There’s a video of Yoshimura, the only one to be found on the internet, that really encapsulates this ability of putting the rest of everything on pause. It evokes that same energy his music can provide:


It’s from the 1986 Hinoemata Performance Festival, which has taken place for over a century in the same village in Japan. In it, Yoshimura is 45 years old, surrounded by his family, at the peak of his musical career. Running around the field with black trash bags, he fills them with air until they float around, and children run after to bounce them around. It’s so simple and really cute. He blurs this line between artist and family member, performance and lived experience, and creates something to strive for. He’s playing. Like his music, it’s meant to be a part of our daily lives, integrated and impactful across needs and desires. It’s the only imagery we have of him, and like his music, it’s really easy to nostalgize this moment in the park. Of course his days weren’t all like this. But like his legacy, it’s a reminder that presence in nature, whatever it looks like, is a blessing.

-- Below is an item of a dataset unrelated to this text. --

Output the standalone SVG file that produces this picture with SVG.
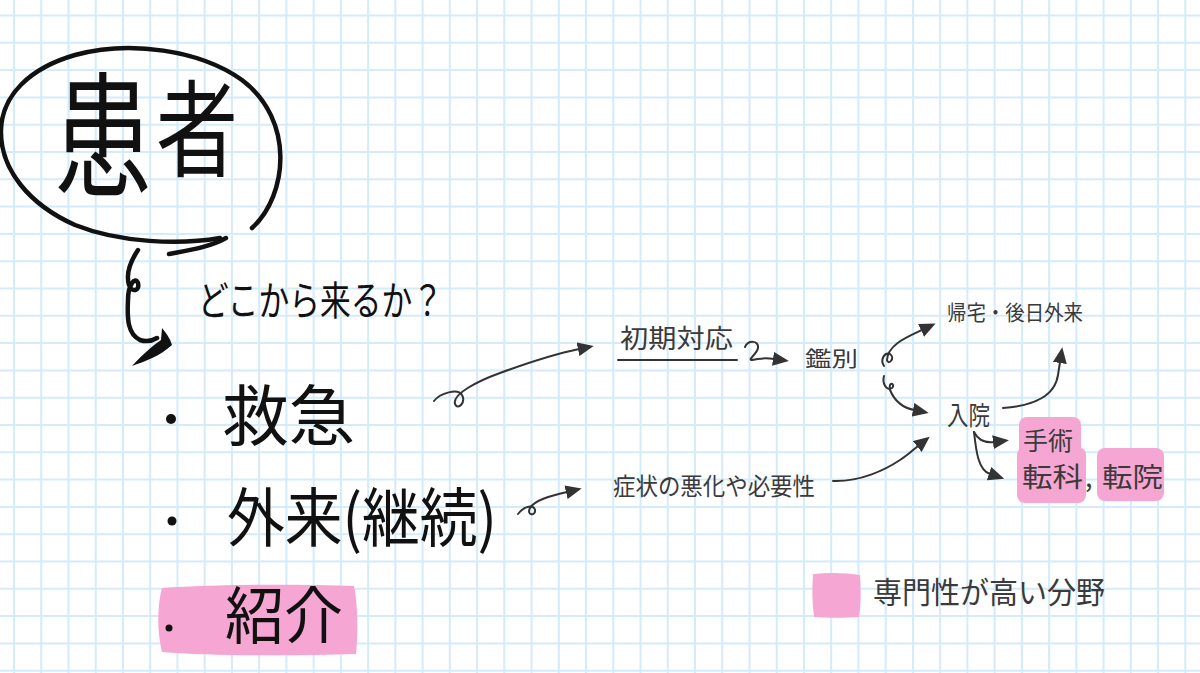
<svg xmlns="http://www.w3.org/2000/svg" width="1200" height="673" viewBox="0 0 1200 673">
<style>
.grid{stroke:#d3ebfb;stroke-width:2;fill:none}
.big{font-family:"Noto Sans CJK JP","Noto Sans",sans-serif;fill:#111;font-weight:400}
.lbl{font-family:"Noto Sans CJK JP","Noto Sans",sans-serif;fill:#3a3a3a;font-weight:400}
.hl{fill:#f6a6d2}
.con{fill:none;stroke:#333;stroke-width:2;stroke-linecap:round;stroke-linejoin:round}
.ink{fill:none;stroke:#111;stroke-width:4.5;stroke-linecap:round;stroke-linejoin:round}
</style>
<defs>
<marker id="ah" markerUnits="userSpaceOnUse" markerWidth="16" markerHeight="14" viewBox="0 0 16 14" refX="1" refY="7" orient="auto">
<path d="M0,0 L16,7 L0,14 Z" fill="#333"/>
</marker>
</defs>
<rect width="1200" height="673" fill="#ffffff"/>
<path class="grid" d="M14 0V673M41.24 0V673M68.48 0V673M95.72 0V673M122.96 0V673M150.2 0V673M177.44 0V673M204.68 0V673M231.92 0V673M259.16 0V673M286.4 0V673M313.64 0V673M340.88 0V673M368.12 0V673M395.36 0V673M422.6 0V673M449.84 0V673M477.08 0V673M504.32 0V673M531.56 0V673M558.8 0V673M586.04 0V673M613.28 0V673M640.52 0V673M667.76 0V673M695 0V673M722.24 0V673M749.48 0V673M776.72 0V673M803.96 0V673M831.2 0V673M858.44 0V673M885.68 0V673M912.92 0V673M940.16 0V673M967.4 0V673M994.64 0V673M1021.88 0V673M1049.12 0V673M1076.36 0V673M1103.6 0V673M1130.84 0V673M1158.08 0V673M1185.32 0V673M0 15.5H1200M0 42.8H1200M0 70.1H1200M0 97.4H1200M0 124.7H1200M0 152H1200M0 179.3H1200M0 206.6H1200M0 233.9H1200M0 261.2H1200M0 288.5H1200M0 315.8H1200M0 343.1H1200M0 370.4H1200M0 397.7H1200M0 425H1200M0 452.3H1200M0 479.6H1200M0 506.9H1200M0 534.2H1200M0 561.5H1200M0 588.8H1200M0 616.1H1200M0 643.4H1200M0 670.7H1200"/>

<g id="highlights">
<path class="hl" d="M162,588 C220,584 300,584 354,586 C358,606 358,634 356,654 C290,656 210,656 162,652 C157,632 157,606 162,588 Z"/>
<rect class="hl" x="1019" y="417" width="62" height="42" rx="8"/>
<rect class="hl" x="1017" y="447" width="69" height="56" rx="8"/>
<rect class="hl" x="1097" y="448" width="67" height="53" rx="8"/>
</g>

<g id="patient">
<path class="ink" d="M252,228 C288,195 295,120 242,80 C200,50 130,40 75,55 C30,68 2,95 1,130 C0,170 30,205 75,225 C120,243 180,245 220,238"/>
<path class="ink" d="M169,254 C190,250 210,247 226,238"/>
<text class="big" font-weight="300" font-size="135" transform="translate(103,186) scale(0.72,1)" text-anchor="middle">患</text>
<text class="big" font-weight="300" font-size="105" transform="translate(197,168) scale(0.78,1)" text-anchor="middle">者</text>
</g>

<g id="question">
<path class="ink" d="M138,250 C130,262 126,275 129,285 C132,293 140,291 138,283 C135,276 128,285 128,300 C127,320 128,334 140,340 C146,342 152,341 157,338"/>
<path d="M132,366 C145,352 155,344 161,340 L162,328 C166,333 170,338 172,345 C160,356 146,361 132,366 Z" fill="#111"/>
<text class="big" font-size="40" x="198" y="315" textLength="245" lengthAdjust="spacingAndGlyphs">どこから来るか？</text>
</g>

<g id="kyukyu">
<circle cx="171" cy="419" r="5" fill="#111"/>
<text class="big" font-size="66" x="222" y="440" textLength="133" lengthAdjust="spacingAndGlyphs">救急</text>
</g>

<g id="gairai">
<circle cx="172" cy="521" r="4.5" fill="#111"/>
<text class="big" font-size="64" x="227" y="541" textLength="270" lengthAdjust="spacingAndGlyphs">外来(継続)</text>
</g>

<g id="shokai">
<circle cx="169" cy="628" r="3.5" fill="#111"/>
<text class="big" font-size="62" x="225" y="639" textLength="118" lengthAdjust="spacingAndGlyphs">紹介</text>
</g>

<g id="shoki">
<text class="lbl" font-size="26" x="620" y="348" textLength="113" lengthAdjust="spacingAndGlyphs">初期対応</text>
<path class="con" d="M618,360 L737,360"/>
</g>

<g id="kanbetsu">
<text class="lbl" font-size="21" x="805" y="366" textLength="53" lengthAdjust="spacingAndGlyphs">鑑別</text>
</g>

<g id="kitaku">
<text class="lbl" font-size="21" x="947" y="320" textLength="136" lengthAdjust="spacingAndGlyphs">帰宅・後日外来</text>
</g>

<g id="nyuin">
<text class="lbl" font-size="26" x="947" y="425" textLength="43" lengthAdjust="spacingAndGlyphs">入院</text>
</g>

<g id="shujutsu">
<text class="lbl" font-size="25" x="1023" y="450" textLength="50" lengthAdjust="spacingAndGlyphs">手術</text>
</g>

<g id="tenka">
<text class="lbl" font-size="27" y="487"><tspan x="1022" textLength="61" lengthAdjust="spacingAndGlyphs">転科</tspan><tspan x="1085">,</tspan><tspan x="1102" textLength="61" lengthAdjust="spacingAndGlyphs">転院</tspan></text>
</g>

<g id="shojo">
<text class="lbl" font-size="24" x="613" y="495" textLength="202" lengthAdjust="spacingAndGlyphs">症状の悪化や必要性</text>
</g>

<g id="legend">
<path class="hl" d="M813,574 C830,572 848,573 860,575 C861,590 861,605 859,617 C845,618 828,618 814,617 C812,603 812,588 813,574 Z"/>
<text class="lbl" font-size="30" x="873" y="603" textLength="232" lengthAdjust="spacingAndGlyphs">専門性が高い分野</text>
</g>

<g id="connectors">
<path class="con" marker-end="url(#ah)" d="M434,401 C440,393 458,388 462,395 C466,402 458,411 455,404 C452,394 478,381 500,373 C530,362 555,354 579,349"/>
<path class="con" marker-end="url(#ah)" d="M745,347 C748,340 759,340 758,348 C757,354 747,360 752,360 C760,358 767,358 774,359"/>
<path class="con" marker-end="url(#ah)" d="M884,366 C880,360 884,352 890,354 C896,358 888,366 887,360 C888,345 905,338 922,330"/>
<path class="con" marker-end="url(#ah)" d="M884,376 C882,382 886,392 892,388 C896,384 888,380 890,390 C895,402 904,408 914,410"/>
<path class="con" marker-end="url(#ah)" d="M1003,408 C1035,406 1055,395 1058,375 L1060,362"/>
<path class="con" marker-end="url(#ah)" d="M974,432 C978,440 985,443 994,442"/>
<path class="con" marker-end="url(#ah)" d="M974,432 C976,450 978,470 990,474"/>
<path class="con" marker-end="url(#ah)" d="M518,514 C524,506 534,504 535,510 C536,516 526,516 530,508 C535,500 550,496 567,492"/>
<path class="con" marker-end="url(#ah)" d="M833,481 C860,482 885,470 900,460 C908,455 913,450 918,446"/>
</g>
</svg>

What does it mean to let time slip away? How do I unlearn all the ways that this feels so wrong? I am watching a clip export from Premiere, and there are 16 minutes left. There is much I could do with this time. I can write down my thoughts, as I am doing now. If I were at home and not at the office, I’d surely find some things to do, like washing a couple dishes in the sink, swiffering the floors. What does it look like to not try to make the most of time? Last night, I sat on a park bench for close to an hour, watching the sky go from hues of pink and light blue, deep blue to dark, barely colored and cloudy. I listened to Hiroshi Yoshimura’s Green mixed with yells of little girls chasing after one another, murmurs between a couple sitting on the grass, clinking of Coronas of a group of friends having a barbecue. I wandered through blocks of my neighborhood, the environmental ambient music carrying me in a loop, until I eventually made my way toward my apartment. I think of the games I’d play alone as a kid, of the Nerf hoop in the hallway that saw so many buzzer beaters. I was by myself in that space, yet I had enough energy to mimic an NBA Arena. Being alone has always looked like finding ways to fill my time. Listening to Yoshimura, and letting my mind wander in the fields of the music, I gravitate to these moments of self fulfillment, and open myself to new activities.